## DATA SECTION:
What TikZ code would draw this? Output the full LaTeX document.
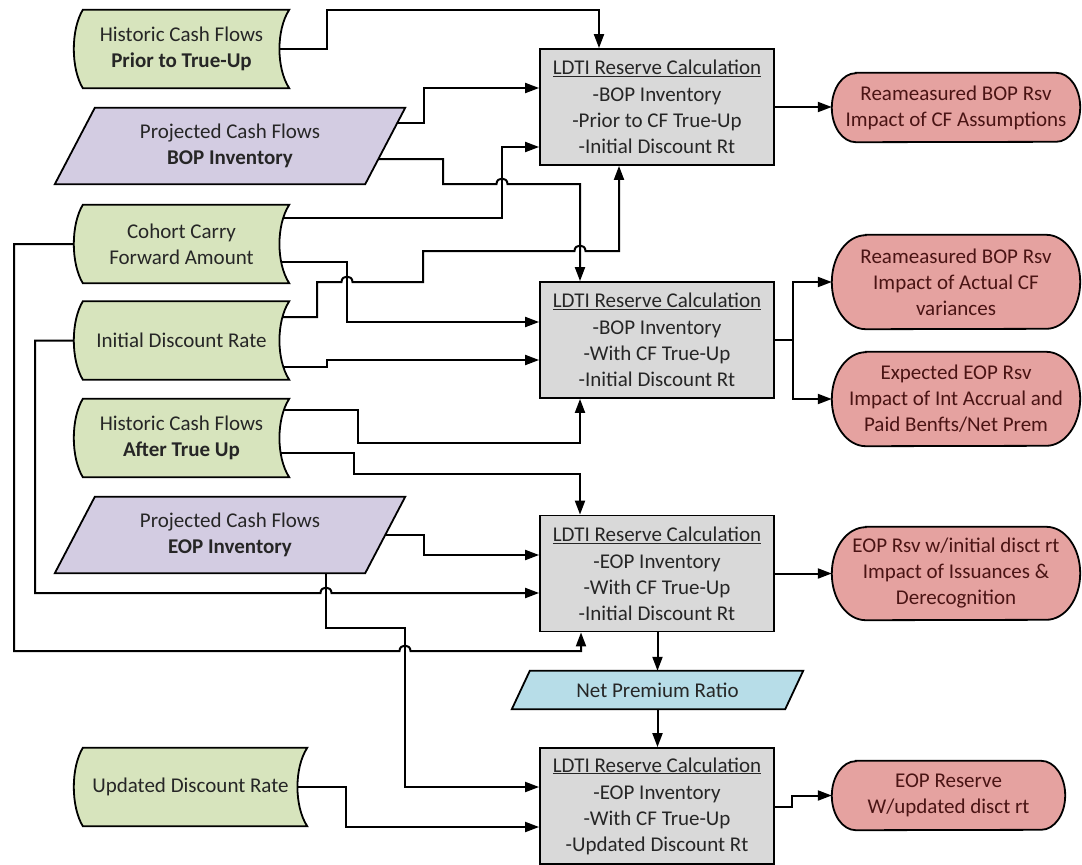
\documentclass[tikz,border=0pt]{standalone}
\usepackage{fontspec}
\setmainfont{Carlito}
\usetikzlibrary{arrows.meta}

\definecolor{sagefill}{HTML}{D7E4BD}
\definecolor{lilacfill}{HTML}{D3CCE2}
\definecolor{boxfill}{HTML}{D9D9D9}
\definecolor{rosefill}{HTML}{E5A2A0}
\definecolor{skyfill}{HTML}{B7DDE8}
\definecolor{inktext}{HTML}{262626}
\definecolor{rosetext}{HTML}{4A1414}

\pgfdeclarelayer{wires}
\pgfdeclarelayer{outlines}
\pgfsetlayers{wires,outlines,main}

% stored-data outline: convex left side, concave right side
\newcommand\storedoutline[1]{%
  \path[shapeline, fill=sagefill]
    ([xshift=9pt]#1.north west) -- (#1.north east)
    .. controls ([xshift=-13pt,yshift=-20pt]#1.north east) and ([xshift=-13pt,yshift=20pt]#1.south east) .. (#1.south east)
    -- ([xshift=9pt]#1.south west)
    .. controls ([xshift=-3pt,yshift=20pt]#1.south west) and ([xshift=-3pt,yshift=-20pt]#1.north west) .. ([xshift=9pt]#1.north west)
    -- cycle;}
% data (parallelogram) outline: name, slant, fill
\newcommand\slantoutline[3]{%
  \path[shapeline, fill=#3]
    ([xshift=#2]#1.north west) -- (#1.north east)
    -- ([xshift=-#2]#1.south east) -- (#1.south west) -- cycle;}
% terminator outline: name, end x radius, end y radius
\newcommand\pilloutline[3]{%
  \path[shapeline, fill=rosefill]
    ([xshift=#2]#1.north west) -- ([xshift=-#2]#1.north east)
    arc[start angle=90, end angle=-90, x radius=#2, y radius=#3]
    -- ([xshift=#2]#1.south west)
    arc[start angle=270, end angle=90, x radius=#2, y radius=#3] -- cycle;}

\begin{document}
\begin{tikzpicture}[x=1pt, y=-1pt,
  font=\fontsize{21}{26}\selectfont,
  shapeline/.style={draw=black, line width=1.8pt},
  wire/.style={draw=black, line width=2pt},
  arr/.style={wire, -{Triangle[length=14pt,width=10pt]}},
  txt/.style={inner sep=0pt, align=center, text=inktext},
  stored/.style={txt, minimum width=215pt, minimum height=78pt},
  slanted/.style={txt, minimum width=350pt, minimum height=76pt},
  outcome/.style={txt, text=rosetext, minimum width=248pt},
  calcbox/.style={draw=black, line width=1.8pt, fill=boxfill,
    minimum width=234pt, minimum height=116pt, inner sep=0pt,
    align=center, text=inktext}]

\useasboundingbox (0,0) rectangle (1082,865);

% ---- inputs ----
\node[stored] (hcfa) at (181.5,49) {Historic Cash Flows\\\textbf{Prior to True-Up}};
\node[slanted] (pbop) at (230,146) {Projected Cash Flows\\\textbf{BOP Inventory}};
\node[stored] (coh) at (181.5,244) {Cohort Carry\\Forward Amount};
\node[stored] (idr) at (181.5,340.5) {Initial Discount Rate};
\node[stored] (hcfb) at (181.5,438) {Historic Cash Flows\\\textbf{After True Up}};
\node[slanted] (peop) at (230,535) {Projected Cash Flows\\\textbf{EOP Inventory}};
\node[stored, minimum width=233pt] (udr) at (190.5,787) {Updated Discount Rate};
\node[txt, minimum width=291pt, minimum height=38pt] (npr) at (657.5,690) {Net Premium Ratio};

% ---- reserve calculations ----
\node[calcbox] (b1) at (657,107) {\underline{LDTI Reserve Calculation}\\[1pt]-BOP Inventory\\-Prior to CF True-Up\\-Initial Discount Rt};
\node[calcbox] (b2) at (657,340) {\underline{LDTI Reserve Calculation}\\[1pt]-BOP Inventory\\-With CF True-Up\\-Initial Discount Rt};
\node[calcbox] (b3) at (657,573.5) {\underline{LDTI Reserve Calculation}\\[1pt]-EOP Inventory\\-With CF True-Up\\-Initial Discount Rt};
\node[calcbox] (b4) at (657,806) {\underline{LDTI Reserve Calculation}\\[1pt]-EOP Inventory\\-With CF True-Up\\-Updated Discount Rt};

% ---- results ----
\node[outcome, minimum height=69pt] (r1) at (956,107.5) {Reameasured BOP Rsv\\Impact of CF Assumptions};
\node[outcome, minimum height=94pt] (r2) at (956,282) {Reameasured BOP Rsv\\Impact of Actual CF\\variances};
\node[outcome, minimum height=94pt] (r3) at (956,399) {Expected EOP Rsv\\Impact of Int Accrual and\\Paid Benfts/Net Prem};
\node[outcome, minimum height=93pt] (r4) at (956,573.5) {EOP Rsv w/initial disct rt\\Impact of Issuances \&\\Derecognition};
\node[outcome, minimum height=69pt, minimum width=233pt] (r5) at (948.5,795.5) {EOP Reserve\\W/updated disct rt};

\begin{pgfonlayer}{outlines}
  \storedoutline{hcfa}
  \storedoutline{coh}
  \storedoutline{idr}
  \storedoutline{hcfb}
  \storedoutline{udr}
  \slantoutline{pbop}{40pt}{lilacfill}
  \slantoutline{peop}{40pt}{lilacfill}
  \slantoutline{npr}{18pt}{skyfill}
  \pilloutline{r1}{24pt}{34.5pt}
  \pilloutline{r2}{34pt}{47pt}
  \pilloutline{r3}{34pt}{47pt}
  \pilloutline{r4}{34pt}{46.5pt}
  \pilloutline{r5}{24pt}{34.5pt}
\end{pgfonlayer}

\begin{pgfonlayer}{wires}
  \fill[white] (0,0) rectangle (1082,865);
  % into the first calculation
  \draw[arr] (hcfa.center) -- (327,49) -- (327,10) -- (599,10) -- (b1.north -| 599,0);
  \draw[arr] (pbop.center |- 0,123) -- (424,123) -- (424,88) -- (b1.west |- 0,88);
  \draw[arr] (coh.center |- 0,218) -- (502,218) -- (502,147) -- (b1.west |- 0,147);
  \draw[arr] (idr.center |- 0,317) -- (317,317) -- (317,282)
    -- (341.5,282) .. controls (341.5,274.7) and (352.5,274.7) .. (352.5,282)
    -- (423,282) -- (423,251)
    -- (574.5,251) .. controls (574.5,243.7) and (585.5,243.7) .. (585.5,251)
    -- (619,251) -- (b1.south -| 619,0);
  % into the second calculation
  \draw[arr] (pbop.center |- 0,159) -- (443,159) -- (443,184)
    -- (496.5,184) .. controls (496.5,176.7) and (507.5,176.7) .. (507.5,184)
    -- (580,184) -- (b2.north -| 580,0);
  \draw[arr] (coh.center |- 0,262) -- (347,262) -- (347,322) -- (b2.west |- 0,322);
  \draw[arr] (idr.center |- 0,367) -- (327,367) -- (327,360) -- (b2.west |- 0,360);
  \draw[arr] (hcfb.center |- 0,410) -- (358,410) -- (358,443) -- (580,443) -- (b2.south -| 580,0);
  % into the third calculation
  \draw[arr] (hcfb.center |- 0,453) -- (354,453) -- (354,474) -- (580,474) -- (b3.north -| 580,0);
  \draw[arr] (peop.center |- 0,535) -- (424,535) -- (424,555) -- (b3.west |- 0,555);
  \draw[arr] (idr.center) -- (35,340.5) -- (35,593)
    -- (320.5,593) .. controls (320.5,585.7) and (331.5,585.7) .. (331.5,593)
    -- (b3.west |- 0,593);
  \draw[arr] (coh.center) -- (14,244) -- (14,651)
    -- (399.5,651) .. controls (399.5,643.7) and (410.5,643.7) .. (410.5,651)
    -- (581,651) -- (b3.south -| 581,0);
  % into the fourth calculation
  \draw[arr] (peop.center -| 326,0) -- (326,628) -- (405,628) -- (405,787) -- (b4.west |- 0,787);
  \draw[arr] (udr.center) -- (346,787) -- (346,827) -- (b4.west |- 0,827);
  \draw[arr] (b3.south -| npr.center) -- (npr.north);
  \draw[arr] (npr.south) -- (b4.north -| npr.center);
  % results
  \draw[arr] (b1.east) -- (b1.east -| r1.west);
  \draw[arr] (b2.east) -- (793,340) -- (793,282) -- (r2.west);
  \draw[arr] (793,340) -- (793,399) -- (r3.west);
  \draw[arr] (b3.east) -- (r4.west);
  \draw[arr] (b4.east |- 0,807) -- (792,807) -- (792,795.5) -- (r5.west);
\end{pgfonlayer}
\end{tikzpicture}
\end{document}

## WORK TO BE COMPLETED:
From the first line above through the line containing "arc[start angle=270, end", copy everything exactly, without the pictures.

## FINAL ANSWER:
What TikZ code would draw this? Output the full LaTeX document.
\documentclass[tikz,border=0pt]{standalone}
\usepackage{fontspec}
\setmainfont{Carlito}
\usetikzlibrary{arrows.meta}

\definecolor{sagefill}{HTML}{D7E4BD}
\definecolor{lilacfill}{HTML}{D3CCE2}
\definecolor{boxfill}{HTML}{D9D9D9}
\definecolor{rosefill}{HTML}{E5A2A0}
\definecolor{skyfill}{HTML}{B7DDE8}
\definecolor{inktext}{HTML}{262626}
\definecolor{rosetext}{HTML}{4A1414}

\pgfdeclarelayer{wires}
\pgfdeclarelayer{outlines}
\pgfsetlayers{wires,outlines,main}

% stored-data outline: convex left side, concave right side
\newcommand\storedoutline[1]{%
  \path[shapeline, fill=sagefill]
    ([xshift=9pt]#1.north west) -- (#1.north east)
    .. controls ([xshift=-13pt,yshift=-20pt]#1.north east) and ([xshift=-13pt,yshift=20pt]#1.south east) .. (#1.south east)
    -- ([xshift=9pt]#1.south west)
    .. controls ([xshift=-3pt,yshift=20pt]#1.south west) and ([xshift=-3pt,yshift=-20pt]#1.north west) .. ([xshift=9pt]#1.north west)
    -- cycle;}
% data (parallelogram) outline: name, slant, fill
\newcommand\slantoutline[3]{%
  \path[shapeline, fill=#3]
    ([xshift=#2]#1.north west) -- (#1.north east)
    -- ([xshift=-#2]#1.south east) -- (#1.south west) -- cycle;}
% terminator outline: name, end x radius, end y radius
\newcommand\pilloutline[3]{%
  \path[shapeline, fill=rosefill]
    ([xshift=#2]#1.north west) -- ([xshift=-#2]#1.north east)
    arc[start angle=90, end angle=-90, x radius=#2, y radius=#3]
    -- ([xshift=#2]#1.south west)
    arc[start angle=270, end angle=90, x radius=#2, y radius=#3] -- cycle;}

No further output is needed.